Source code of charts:
--- START ---
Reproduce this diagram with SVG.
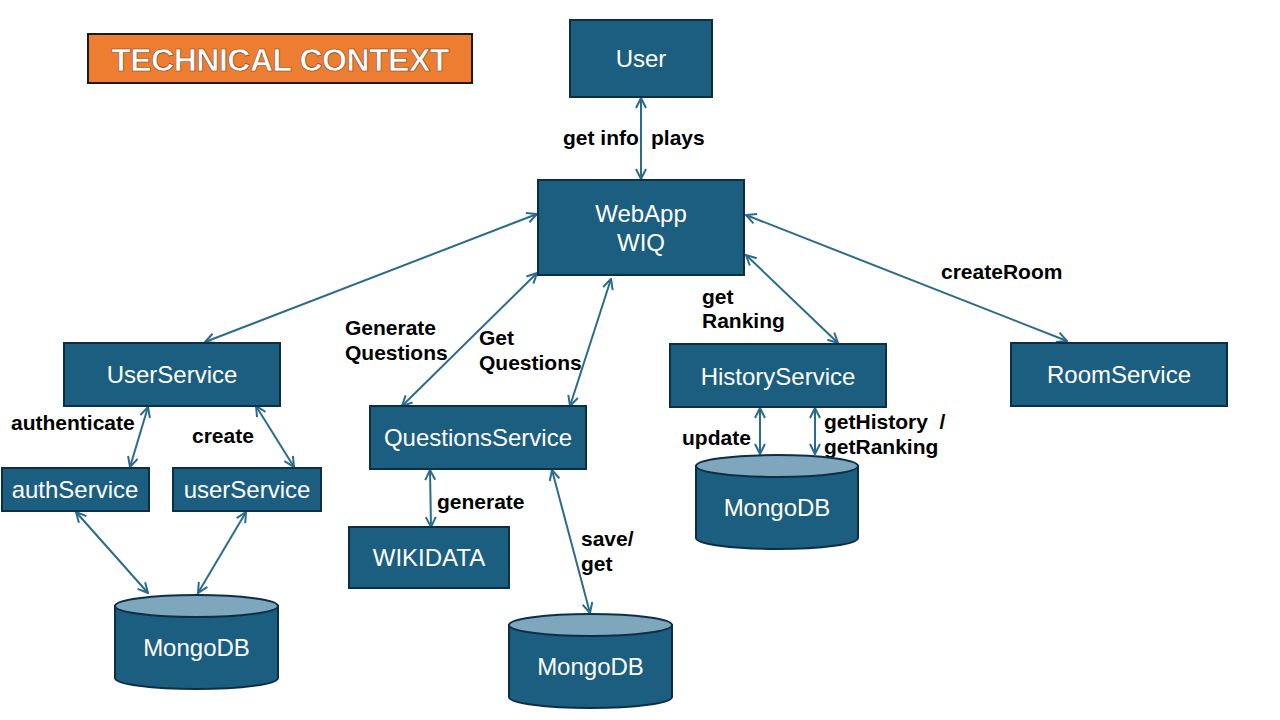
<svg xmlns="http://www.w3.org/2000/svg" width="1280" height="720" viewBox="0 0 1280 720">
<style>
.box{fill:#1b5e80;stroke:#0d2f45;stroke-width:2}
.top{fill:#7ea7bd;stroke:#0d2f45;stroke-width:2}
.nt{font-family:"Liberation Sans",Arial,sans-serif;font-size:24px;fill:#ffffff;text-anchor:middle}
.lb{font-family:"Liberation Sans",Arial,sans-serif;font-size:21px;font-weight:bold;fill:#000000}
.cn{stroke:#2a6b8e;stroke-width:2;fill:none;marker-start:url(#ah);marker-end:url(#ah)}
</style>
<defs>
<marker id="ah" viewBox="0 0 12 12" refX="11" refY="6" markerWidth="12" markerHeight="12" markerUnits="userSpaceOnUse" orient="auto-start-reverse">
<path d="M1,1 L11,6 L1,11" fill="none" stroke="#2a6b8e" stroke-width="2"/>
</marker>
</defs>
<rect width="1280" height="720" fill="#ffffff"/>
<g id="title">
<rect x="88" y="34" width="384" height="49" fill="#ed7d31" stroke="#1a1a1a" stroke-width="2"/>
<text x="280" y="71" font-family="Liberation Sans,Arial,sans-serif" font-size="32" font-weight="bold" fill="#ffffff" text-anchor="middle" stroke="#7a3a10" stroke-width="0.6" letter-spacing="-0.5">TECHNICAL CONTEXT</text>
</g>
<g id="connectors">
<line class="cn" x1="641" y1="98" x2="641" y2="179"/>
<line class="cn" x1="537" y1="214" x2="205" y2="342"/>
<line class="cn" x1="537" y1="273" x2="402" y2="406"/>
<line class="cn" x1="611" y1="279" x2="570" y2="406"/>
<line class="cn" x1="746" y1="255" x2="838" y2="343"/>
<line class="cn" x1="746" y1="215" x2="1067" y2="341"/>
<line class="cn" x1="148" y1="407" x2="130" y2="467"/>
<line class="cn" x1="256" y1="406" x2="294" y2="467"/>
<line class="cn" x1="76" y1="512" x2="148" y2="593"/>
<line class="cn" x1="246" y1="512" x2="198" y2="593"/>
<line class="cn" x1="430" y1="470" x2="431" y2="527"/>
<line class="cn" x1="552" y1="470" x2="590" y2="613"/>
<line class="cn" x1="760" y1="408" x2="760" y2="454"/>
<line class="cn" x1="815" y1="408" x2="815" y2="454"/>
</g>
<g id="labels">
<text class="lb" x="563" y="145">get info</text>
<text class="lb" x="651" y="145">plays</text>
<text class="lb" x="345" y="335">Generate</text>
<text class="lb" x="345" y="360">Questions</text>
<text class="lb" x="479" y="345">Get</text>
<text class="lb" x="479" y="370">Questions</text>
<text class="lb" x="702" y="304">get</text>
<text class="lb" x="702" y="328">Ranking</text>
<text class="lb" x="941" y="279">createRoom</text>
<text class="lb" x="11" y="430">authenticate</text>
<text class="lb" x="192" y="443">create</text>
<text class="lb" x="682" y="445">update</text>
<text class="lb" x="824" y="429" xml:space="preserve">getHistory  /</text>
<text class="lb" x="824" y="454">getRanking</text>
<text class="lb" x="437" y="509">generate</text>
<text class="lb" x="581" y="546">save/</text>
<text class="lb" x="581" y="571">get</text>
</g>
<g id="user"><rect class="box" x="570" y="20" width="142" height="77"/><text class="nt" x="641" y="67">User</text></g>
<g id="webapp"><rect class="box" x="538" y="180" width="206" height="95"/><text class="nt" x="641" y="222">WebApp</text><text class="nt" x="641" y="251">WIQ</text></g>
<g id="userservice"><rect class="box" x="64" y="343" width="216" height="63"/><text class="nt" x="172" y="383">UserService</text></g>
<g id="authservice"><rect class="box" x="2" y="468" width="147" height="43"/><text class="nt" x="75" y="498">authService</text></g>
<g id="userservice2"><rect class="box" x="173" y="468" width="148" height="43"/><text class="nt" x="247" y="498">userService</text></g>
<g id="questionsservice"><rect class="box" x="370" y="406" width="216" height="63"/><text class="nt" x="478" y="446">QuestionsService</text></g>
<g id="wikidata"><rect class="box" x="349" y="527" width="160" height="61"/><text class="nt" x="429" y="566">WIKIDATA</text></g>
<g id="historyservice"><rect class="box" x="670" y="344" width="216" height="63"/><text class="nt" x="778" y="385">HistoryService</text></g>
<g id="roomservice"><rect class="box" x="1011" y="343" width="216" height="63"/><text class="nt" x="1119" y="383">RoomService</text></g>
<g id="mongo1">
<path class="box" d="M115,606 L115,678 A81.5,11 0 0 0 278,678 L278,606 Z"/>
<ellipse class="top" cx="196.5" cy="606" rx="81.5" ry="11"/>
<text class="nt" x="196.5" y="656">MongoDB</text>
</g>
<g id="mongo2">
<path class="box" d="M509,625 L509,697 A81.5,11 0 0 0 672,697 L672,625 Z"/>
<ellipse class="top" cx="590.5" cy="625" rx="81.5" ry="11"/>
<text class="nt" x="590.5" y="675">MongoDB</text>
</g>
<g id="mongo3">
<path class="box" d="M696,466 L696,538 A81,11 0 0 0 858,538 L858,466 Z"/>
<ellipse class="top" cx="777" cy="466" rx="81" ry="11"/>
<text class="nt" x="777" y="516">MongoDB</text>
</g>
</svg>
--- END ---
--- START ---
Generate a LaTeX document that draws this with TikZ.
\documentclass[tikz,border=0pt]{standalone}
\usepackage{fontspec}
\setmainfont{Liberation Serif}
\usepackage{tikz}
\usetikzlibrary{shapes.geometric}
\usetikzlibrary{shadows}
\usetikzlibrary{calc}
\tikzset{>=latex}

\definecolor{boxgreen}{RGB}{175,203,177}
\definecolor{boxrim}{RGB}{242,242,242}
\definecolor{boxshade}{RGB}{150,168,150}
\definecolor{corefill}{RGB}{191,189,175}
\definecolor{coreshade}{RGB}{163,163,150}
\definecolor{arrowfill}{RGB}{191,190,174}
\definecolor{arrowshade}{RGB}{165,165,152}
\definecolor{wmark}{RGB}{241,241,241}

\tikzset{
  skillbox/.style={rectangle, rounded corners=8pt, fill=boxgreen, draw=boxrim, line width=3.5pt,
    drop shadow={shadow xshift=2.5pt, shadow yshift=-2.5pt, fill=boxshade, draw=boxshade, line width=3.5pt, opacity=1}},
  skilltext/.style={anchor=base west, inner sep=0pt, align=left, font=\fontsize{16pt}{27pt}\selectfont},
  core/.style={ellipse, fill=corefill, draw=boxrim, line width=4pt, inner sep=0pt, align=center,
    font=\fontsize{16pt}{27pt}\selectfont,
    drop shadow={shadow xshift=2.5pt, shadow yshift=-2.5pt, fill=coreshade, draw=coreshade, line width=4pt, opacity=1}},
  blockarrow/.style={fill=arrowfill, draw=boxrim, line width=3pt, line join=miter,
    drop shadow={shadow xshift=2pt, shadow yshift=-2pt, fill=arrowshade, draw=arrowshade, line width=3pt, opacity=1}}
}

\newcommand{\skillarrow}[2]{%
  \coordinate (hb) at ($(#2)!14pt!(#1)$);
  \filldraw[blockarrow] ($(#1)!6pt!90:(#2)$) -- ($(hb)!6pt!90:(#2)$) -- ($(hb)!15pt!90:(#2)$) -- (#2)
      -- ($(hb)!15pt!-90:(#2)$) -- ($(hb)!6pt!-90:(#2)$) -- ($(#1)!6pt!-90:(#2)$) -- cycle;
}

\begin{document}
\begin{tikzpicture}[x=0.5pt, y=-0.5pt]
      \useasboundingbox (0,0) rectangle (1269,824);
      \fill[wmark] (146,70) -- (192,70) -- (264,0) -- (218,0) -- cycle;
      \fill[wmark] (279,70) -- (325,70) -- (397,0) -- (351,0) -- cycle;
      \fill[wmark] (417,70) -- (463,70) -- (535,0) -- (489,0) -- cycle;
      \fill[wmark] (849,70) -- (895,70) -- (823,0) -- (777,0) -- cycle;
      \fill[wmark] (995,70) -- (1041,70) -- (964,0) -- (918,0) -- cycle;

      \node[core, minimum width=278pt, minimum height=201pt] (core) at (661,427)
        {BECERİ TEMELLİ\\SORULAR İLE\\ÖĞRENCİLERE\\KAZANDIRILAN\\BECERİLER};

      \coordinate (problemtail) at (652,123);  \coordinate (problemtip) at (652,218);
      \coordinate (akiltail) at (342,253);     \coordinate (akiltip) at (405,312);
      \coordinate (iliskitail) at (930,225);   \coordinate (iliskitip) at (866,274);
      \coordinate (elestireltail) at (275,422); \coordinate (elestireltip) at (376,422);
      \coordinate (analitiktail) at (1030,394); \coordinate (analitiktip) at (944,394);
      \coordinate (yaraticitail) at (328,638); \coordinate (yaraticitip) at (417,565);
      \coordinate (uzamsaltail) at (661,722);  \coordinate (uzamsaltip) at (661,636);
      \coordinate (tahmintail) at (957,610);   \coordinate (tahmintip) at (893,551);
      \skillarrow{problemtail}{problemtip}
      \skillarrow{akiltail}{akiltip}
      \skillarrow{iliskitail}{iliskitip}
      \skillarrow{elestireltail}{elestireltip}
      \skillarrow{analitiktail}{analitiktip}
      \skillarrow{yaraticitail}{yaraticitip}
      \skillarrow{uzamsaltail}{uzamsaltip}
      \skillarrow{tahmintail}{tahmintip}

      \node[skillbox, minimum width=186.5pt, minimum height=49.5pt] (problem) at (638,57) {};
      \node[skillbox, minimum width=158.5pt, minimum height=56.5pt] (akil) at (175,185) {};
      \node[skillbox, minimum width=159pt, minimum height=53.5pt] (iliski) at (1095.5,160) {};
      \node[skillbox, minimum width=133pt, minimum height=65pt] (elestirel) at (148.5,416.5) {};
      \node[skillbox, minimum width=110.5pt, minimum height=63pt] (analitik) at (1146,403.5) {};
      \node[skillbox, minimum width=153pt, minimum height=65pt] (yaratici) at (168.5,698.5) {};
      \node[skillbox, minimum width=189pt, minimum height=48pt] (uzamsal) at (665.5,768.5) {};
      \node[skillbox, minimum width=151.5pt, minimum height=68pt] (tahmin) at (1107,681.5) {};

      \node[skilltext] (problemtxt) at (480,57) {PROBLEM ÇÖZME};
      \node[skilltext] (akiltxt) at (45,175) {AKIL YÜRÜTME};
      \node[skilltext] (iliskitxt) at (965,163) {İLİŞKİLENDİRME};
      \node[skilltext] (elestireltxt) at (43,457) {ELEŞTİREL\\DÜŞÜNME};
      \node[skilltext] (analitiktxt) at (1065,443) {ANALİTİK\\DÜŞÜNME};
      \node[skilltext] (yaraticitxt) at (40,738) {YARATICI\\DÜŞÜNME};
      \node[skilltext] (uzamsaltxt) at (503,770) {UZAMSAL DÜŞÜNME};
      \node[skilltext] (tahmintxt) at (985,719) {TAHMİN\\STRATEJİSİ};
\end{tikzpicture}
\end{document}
--- END ---
In the material above, find the lines that contain "with" and show them.

Reproduce this diagram with SVG.
Generate a LaTeX document that draws this with TikZ.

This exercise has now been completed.